▶ **Work required**
In the records below, find the line containing "Write the matplotlib code for this chart." and the line containing "y_ticks = [0, 200, 400, 600, 800]"; please repeat exactly the lines from one to the other, both included, and nothing more.

★ ★ ★ ★ ★

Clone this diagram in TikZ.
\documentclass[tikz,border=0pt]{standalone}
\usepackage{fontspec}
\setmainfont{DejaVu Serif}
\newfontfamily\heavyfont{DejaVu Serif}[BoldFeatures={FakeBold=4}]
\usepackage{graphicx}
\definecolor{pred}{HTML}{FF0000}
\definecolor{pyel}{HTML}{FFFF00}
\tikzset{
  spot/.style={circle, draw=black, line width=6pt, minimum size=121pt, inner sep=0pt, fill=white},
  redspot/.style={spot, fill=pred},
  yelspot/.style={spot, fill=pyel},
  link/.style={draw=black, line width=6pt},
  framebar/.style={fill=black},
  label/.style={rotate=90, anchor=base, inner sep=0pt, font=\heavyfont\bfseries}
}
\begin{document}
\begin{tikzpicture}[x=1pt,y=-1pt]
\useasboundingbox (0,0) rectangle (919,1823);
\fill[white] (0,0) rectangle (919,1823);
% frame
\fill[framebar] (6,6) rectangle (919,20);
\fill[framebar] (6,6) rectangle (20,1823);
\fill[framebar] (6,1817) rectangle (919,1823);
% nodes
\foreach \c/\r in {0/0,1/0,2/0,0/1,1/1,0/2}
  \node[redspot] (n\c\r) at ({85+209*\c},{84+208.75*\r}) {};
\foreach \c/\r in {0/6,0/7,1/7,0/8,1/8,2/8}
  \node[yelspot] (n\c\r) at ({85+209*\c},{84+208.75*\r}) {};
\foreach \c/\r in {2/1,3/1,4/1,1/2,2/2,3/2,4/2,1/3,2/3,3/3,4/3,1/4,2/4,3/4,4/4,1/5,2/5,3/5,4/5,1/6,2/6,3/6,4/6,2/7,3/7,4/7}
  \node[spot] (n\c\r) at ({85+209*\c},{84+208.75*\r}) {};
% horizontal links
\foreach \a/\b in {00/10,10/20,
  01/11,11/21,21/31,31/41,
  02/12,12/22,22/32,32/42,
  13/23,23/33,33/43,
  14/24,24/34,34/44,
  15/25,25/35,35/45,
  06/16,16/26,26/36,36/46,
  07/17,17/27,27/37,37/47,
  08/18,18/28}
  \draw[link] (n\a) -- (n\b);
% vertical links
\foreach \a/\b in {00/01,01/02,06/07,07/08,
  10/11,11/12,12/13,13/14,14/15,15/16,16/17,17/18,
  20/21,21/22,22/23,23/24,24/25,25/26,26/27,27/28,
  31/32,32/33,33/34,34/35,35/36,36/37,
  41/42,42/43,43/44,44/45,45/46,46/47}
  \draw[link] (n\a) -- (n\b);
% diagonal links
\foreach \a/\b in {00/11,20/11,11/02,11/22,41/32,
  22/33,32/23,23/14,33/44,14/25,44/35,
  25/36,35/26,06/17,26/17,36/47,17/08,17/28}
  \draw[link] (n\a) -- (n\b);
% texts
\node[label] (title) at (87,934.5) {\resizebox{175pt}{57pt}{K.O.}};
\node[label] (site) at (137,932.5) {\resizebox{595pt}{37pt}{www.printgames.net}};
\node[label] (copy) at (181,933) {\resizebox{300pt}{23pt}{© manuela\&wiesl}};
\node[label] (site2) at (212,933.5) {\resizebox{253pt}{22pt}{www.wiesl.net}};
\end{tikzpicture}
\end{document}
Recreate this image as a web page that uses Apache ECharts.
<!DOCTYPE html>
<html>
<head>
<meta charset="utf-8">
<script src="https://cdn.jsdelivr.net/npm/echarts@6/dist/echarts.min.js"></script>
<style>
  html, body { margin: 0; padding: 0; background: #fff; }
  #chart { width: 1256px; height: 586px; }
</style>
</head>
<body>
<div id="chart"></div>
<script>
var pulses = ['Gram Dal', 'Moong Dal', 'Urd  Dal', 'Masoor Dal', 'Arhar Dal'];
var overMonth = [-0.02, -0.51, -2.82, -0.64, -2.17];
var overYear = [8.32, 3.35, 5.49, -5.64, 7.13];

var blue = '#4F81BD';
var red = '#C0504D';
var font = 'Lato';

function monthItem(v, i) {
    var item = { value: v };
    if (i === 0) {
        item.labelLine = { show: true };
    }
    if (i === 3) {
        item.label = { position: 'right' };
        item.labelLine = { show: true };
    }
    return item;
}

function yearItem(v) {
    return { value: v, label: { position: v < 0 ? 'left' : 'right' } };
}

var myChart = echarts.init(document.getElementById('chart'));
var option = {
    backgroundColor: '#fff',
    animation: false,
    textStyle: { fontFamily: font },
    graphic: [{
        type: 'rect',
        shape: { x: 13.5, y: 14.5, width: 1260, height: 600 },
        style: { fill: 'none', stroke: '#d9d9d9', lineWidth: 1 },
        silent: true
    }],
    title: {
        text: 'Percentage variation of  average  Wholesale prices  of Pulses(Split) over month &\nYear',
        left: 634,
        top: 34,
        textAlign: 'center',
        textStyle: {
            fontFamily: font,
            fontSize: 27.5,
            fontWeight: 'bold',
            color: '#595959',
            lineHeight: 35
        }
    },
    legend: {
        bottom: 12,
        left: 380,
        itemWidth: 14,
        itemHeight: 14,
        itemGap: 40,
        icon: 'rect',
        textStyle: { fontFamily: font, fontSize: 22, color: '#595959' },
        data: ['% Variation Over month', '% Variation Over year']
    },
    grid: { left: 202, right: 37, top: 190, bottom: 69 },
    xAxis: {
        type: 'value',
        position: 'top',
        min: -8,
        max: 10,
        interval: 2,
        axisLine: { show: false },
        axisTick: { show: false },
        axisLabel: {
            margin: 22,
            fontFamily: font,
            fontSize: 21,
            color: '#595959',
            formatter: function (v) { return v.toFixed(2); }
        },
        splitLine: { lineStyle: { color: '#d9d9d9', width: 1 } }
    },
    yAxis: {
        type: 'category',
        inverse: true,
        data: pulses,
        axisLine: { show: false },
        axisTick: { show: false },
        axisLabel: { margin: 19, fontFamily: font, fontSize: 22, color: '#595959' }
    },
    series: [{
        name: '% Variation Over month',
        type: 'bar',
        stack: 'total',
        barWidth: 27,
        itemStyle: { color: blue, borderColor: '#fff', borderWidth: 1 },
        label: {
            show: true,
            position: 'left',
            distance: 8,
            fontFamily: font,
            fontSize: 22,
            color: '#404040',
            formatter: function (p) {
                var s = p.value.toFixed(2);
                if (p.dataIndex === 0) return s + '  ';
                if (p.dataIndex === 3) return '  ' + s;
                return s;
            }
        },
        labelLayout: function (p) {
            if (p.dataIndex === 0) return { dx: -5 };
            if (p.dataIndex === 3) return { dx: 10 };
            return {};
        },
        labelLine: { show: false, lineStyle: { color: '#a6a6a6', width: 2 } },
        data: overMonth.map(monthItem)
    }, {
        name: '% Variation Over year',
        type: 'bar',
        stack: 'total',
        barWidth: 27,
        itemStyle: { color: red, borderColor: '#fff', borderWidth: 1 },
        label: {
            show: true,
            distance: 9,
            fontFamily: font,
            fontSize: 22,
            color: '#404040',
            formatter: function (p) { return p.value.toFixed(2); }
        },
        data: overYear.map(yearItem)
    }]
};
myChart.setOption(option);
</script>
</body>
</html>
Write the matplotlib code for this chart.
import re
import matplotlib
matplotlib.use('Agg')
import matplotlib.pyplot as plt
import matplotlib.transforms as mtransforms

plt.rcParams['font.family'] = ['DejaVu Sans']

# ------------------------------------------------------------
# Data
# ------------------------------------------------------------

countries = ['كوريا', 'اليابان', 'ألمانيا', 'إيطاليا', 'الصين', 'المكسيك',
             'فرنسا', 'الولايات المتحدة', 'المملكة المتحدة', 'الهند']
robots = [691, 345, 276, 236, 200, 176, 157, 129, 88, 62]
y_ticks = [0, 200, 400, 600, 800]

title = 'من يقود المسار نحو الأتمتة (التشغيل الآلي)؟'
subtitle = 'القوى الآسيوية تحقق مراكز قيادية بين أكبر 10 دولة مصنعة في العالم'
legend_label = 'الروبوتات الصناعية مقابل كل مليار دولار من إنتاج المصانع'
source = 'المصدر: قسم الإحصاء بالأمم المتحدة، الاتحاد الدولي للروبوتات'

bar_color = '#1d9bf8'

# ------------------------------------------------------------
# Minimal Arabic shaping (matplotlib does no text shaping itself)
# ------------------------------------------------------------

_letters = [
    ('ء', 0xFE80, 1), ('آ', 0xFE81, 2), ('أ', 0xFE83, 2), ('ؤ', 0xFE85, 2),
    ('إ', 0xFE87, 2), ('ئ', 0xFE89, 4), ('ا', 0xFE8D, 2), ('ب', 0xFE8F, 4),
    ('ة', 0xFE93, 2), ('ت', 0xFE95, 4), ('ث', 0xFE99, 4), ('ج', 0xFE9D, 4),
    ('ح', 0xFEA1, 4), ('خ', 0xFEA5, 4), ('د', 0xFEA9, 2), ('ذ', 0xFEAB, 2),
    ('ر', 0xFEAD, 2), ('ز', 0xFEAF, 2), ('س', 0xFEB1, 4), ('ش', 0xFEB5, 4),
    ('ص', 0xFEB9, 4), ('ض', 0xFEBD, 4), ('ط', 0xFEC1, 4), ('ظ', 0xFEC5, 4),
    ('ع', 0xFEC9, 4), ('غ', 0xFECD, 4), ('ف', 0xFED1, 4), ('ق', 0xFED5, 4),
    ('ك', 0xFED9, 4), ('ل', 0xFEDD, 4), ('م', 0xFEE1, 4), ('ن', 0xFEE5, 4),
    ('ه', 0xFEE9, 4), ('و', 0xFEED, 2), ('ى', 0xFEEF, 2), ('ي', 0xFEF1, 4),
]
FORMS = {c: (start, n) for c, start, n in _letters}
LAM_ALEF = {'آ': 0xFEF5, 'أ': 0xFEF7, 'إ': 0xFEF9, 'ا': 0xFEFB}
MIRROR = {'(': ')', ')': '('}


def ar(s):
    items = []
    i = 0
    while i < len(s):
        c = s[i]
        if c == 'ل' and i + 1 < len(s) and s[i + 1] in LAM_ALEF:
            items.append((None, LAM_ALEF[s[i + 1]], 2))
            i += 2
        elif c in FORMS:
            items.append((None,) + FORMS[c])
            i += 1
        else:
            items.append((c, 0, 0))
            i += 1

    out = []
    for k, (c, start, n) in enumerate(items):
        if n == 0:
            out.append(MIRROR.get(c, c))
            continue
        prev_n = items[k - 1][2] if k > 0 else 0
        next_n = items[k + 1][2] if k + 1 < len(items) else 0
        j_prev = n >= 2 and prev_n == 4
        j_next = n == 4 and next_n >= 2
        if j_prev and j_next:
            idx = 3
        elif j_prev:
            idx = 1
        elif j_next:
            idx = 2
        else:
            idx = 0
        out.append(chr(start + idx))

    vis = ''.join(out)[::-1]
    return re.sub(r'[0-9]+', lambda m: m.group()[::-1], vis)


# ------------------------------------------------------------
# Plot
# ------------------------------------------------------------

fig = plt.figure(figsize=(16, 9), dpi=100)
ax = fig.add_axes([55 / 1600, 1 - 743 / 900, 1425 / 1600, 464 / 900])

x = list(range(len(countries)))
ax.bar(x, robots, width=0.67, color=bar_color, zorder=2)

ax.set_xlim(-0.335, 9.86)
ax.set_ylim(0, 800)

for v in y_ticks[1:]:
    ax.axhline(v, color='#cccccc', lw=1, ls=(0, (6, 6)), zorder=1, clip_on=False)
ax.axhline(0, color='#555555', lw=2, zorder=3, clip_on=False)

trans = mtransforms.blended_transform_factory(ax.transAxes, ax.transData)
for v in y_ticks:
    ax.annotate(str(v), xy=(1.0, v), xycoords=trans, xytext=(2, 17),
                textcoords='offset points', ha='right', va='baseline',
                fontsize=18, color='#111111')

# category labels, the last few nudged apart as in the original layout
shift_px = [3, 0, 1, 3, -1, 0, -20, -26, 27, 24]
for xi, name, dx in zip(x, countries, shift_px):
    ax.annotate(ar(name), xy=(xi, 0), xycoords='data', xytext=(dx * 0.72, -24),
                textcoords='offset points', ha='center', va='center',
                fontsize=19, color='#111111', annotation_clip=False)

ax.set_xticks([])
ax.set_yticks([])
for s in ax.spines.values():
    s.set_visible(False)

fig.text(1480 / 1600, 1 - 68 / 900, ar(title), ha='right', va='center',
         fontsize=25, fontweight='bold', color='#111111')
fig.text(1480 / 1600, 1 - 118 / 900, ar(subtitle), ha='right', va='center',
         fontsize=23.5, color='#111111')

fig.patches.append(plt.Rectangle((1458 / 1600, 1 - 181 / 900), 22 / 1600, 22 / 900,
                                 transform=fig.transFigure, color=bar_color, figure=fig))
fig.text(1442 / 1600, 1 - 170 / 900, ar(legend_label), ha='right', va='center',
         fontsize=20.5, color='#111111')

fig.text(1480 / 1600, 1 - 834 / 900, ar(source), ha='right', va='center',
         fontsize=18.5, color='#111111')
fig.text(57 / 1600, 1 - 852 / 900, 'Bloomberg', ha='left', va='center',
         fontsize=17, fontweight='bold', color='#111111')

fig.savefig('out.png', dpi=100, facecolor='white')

★ ★ ★ ★ ★

▶ **The solution**
Write the matplotlib code for this chart.
import re
import matplotlib
matplotlib.use('Agg')
import matplotlib.pyplot as plt
import matplotlib.transforms as mtransforms

plt.rcParams['font.family'] = ['DejaVu Sans']

# ------------------------------------------------------------
# Data
# ------------------------------------------------------------

countries = ['كوريا', 'اليابان', 'ألمانيا', 'إيطاليا', 'الصين', 'المكسيك',
             'فرنسا', 'الولايات المتحدة', 'المملكة المتحدة', 'الهند']
robots = [691, 345, 276, 236, 200, 176, 157, 129, 88, 62]
y_ticks = [0, 200, 400, 600, 800]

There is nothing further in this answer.